I have several code/value/synonyms lists (i.a. ICD codes) that include several validity periods, aggregated into versions (one per year).
So now I may choose the fully normalized approach, with following structure:
VERSIONS(id INT PRIMARY KEY, name VARCHAR)
CODES(id INT PRIMARY KEY, code VARCHAR)
VALUES(id INT PRIMARY KEY, text VARCHAR)
CODEVALUES(code_id INT FOREIGN KEY CODES.id,
value_id INT FOREIGN KEY VALUES.id,
version_id INT FOREIGN KEY VERSIONS.id,
synonym_nr INT)
with PK(code_id, value_id, version_id)
This way I may have up to 14 records for a codevalue, that didn't change in last 14 years. For >14000 codes with up to 20 synonyms I end up with >2,000,000 records in CODEVALUES.
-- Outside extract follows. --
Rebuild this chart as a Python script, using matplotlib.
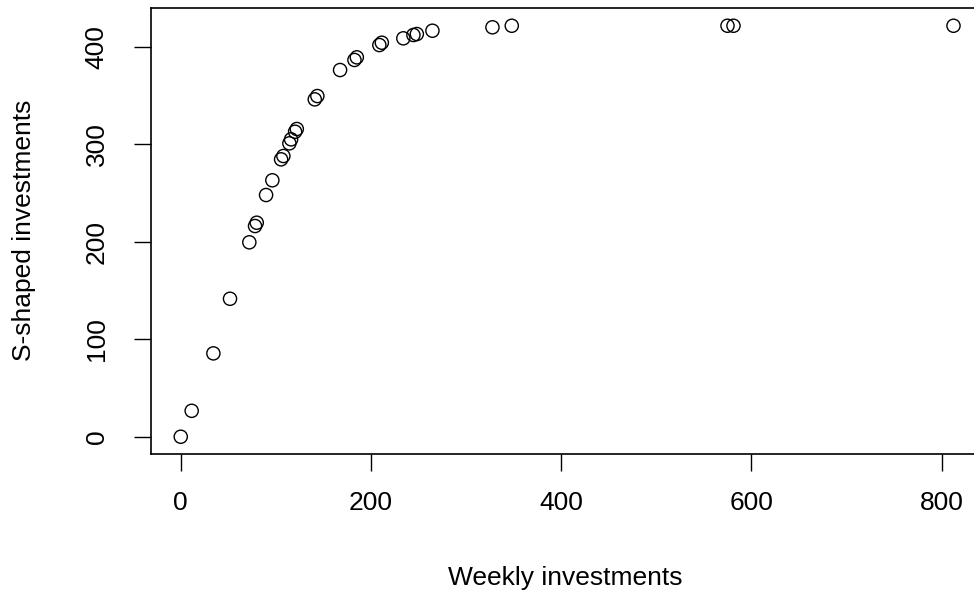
import matplotlib
matplotlib.use("Agg")
import matplotlib.pyplot as plt

plt.rcParams['font.family'] = ['Liberation Sans', 'DejaVu Sans']

# weekly spend vs. its S-shaped (saturating) transform
weekly = [0, 11.5, 34.3, 51.8, 72.1, 78.1, 79.9, 89.7, 96.3, 105.5, 107.9,
          114.2, 116.0, 120.2, 122.0, 140.9, 143.6, 167.5, 182.6, 185.1,
          208.8, 211.4, 234.0, 244.6, 248.2, 264.6, 327.7, 348.0, 574.8,
          581.1, 812.4]
s_shaped = [0, 26.6, 85.5, 141.5, 199.4, 216.1, 219.5, 247.9, 263.0, 284.5,
            287.9, 300.9, 305.0, 312.8, 315.6, 346.0, 349.4, 376.1, 386.4,
            389.1, 401.7, 404.1, 408.6, 412.0, 413.0, 416.4, 419.9, 421.5,
            421.5, 421.5, 421.5]
xticks = [0, 200, 400, 600, 800]
yticks = [0, 100, 200, 300, 400]

W, H = 974, 594
fig = plt.figure(figsize=(W / 100, H / 100), dpi=100)

# plot region in pixels: left 150.5, top 8, bottom 454; runs off the right edge
left, top, bottom = 150.5, 8.0, 454.0
xmin, xmax = -31.8, 842.0
px_per_x = (941.7 - 180.7) / 800
right = 180.7 + xmax * px_per_x
ax = fig.add_axes([left / W, (H - bottom) / H, (right - left) / W, (bottom - top) / H])

ax.scatter(weekly, s_shaped, s=90, facecolors='none', edgecolors='black', linewidths=1.0)

ax.set_xlim(xmin, xmax)
ax.set_ylim(-17.7, 439.7)
ax.set_xticks(xticks)
ax.set_yticks(yticks)
ax.set_xticklabels([str(t) for t in xticks])
ax.set_yticklabels([str(t) for t in yticks], rotation=90, va='center')
ax.tick_params(axis='both', length=12, width=1.0, labelsize=19, color='black')
ax.tick_params(axis='x', pad=15)
ax.tick_params(axis='y', pad=18)
for sp in ax.spines.values():
    sp.set_linewidth(1.2)

fig.text(565 / W, 1 - 578 / H, 'Weekly investments', ha='center', va='center', fontsize=19)
fig.text(24 / W, 1 - 230 / H, 'S-shaped investments', ha='center', va='center',
         rotation=90, fontsize=19)

fig.savefig('out.png', dpi=100)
An alternative could be, to use an aggregated table, like
CODES(code VARCHAR, value VARCHAR, synonym_nr INT, min_version INT, max_version INT)
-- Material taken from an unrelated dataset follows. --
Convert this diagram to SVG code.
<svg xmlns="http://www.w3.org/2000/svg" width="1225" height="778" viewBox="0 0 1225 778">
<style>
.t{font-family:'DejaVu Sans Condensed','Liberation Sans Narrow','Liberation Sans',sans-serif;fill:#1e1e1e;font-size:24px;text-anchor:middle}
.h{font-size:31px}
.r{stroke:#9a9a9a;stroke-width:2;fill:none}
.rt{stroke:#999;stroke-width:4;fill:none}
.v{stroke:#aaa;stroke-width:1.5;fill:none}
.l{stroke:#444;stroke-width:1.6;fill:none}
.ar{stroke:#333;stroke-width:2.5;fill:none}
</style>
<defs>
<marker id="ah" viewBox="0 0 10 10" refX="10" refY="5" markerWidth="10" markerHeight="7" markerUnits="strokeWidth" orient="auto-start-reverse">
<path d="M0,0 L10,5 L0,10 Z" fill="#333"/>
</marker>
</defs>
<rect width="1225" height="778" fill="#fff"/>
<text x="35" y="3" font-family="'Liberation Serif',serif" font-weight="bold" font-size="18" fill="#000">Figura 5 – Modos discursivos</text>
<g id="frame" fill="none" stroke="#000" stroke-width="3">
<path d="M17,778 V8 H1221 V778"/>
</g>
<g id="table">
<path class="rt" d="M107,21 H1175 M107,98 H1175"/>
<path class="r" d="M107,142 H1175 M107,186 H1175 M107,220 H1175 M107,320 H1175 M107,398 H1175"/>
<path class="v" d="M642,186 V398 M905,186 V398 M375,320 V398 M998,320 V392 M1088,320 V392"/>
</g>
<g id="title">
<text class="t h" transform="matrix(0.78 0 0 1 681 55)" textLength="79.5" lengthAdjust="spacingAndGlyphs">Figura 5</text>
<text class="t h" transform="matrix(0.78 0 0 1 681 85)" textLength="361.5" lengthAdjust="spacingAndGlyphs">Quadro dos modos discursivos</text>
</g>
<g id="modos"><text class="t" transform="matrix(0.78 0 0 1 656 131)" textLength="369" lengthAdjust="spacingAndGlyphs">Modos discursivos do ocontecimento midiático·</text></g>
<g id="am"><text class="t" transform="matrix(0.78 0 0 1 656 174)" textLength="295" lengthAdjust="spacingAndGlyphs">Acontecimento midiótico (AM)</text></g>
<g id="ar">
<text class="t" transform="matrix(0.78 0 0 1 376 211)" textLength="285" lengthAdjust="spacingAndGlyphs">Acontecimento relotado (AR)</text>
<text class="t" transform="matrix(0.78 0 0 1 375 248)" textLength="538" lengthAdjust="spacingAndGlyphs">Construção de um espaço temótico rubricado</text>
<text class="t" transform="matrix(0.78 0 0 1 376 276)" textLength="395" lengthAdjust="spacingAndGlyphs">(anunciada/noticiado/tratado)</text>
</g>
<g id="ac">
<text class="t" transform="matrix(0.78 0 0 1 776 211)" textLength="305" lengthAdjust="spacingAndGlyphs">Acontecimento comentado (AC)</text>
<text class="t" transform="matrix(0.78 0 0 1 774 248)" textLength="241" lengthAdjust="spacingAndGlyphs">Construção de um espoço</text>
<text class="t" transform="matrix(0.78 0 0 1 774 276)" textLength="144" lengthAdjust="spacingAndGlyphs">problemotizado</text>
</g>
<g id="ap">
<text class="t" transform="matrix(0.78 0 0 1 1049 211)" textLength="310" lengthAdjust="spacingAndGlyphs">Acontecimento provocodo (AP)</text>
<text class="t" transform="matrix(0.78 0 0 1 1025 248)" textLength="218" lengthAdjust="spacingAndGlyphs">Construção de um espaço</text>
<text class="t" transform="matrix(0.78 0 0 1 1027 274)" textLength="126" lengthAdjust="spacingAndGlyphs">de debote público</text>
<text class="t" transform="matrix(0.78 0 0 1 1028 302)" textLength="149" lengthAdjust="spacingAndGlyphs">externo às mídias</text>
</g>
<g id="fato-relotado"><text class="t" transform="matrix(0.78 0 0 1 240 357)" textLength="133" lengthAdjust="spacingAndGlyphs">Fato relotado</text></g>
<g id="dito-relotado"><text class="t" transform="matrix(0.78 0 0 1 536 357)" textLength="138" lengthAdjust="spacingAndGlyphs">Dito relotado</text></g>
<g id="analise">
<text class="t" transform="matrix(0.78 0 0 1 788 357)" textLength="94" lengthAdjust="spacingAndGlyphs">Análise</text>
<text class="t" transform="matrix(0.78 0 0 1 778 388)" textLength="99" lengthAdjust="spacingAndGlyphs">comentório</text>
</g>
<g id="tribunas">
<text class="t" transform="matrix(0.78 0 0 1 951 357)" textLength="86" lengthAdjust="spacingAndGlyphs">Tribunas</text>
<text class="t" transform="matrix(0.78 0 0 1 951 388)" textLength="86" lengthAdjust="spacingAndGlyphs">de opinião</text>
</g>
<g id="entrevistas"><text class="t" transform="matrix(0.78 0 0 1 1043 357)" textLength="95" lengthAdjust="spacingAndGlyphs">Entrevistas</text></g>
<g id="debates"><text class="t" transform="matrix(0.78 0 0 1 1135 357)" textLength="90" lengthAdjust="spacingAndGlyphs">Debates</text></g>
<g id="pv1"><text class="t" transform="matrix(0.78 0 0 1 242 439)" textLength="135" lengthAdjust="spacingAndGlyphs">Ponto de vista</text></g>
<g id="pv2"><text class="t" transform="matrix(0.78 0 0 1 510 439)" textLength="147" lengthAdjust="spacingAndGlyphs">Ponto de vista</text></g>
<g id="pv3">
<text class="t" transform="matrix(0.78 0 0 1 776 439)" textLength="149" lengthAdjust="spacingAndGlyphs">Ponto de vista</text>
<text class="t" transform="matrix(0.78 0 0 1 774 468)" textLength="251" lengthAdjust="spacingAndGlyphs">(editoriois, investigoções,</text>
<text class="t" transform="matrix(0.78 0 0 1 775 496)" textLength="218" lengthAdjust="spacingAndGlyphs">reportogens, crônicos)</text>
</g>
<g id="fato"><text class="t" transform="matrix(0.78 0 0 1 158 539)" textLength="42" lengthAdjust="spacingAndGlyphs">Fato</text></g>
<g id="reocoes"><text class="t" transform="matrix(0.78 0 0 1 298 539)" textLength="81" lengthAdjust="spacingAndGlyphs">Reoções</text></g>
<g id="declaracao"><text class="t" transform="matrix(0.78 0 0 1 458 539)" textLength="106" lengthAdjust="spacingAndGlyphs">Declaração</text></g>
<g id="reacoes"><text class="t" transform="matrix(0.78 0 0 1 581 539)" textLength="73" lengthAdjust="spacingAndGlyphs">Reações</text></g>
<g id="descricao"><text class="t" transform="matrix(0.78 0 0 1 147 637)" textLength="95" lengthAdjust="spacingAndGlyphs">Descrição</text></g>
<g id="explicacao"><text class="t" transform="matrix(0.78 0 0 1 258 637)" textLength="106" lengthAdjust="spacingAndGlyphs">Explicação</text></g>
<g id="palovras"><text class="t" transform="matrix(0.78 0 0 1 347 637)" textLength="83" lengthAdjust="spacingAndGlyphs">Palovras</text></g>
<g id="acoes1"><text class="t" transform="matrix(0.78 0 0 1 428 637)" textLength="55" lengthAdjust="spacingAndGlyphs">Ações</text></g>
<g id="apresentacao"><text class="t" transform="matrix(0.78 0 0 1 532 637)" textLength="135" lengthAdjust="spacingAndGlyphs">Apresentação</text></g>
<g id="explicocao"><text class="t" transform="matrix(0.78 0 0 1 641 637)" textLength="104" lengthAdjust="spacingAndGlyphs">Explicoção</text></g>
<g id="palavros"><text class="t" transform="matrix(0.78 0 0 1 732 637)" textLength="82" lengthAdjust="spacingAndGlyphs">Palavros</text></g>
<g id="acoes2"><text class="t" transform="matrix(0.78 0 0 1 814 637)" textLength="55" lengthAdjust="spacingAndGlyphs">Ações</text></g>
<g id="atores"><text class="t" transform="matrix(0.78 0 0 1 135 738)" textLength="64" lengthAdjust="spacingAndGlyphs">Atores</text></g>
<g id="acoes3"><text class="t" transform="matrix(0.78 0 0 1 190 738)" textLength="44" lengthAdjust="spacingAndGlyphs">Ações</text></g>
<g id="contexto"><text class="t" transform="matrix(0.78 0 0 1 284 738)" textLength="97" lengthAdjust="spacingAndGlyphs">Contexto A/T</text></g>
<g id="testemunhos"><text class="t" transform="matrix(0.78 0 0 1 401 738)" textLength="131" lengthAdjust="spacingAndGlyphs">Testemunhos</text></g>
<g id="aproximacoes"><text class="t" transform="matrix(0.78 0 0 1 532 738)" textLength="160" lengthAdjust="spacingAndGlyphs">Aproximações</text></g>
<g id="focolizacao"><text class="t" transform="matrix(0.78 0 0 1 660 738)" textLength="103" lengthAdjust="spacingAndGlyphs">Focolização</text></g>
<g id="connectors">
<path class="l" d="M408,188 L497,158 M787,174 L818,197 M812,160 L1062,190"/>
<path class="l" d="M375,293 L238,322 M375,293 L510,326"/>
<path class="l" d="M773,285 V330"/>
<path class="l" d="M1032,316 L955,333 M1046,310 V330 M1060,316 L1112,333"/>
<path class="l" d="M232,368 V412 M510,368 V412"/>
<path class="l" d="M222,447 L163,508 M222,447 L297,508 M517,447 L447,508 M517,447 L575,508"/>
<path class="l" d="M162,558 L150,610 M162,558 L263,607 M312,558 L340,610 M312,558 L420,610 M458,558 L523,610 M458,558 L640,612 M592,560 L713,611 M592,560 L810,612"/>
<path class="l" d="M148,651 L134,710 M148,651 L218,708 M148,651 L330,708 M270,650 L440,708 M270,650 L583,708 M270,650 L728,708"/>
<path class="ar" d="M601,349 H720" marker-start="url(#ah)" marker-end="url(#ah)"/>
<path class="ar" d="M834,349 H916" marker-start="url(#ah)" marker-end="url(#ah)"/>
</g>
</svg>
No FKs. For every combination of code/value/synonym_nr there's only one record.
I know about normalization, but I'm trying to reduce development- and administration-complexity since I need one OR/M entity for every SQL table, including it's relations and because I have dozens of such code lists and a factor 4 for class numbers is significant,
I wonder if there are performance differences between those alternatives.
UPDATE:
The queries on these lists are of the kind, that I look up a certain code with a specific version and want the default value for that code (synonym_nr = 0). As these queries are often part of larger queries, there may be several 10k up to 100k of such code lookups per query-transaction. With approach #1 I have at least 2 joins and the Db has to hold a mapping record for every version (redundancy for code/value). While approach #2 defines a valid version range, which a have to query via
WHERE version >= min_version AND version <= max_version
So it's joins and more records(index efficiency?) versus range comparisons in query constraints. Would there be a significant performance difference?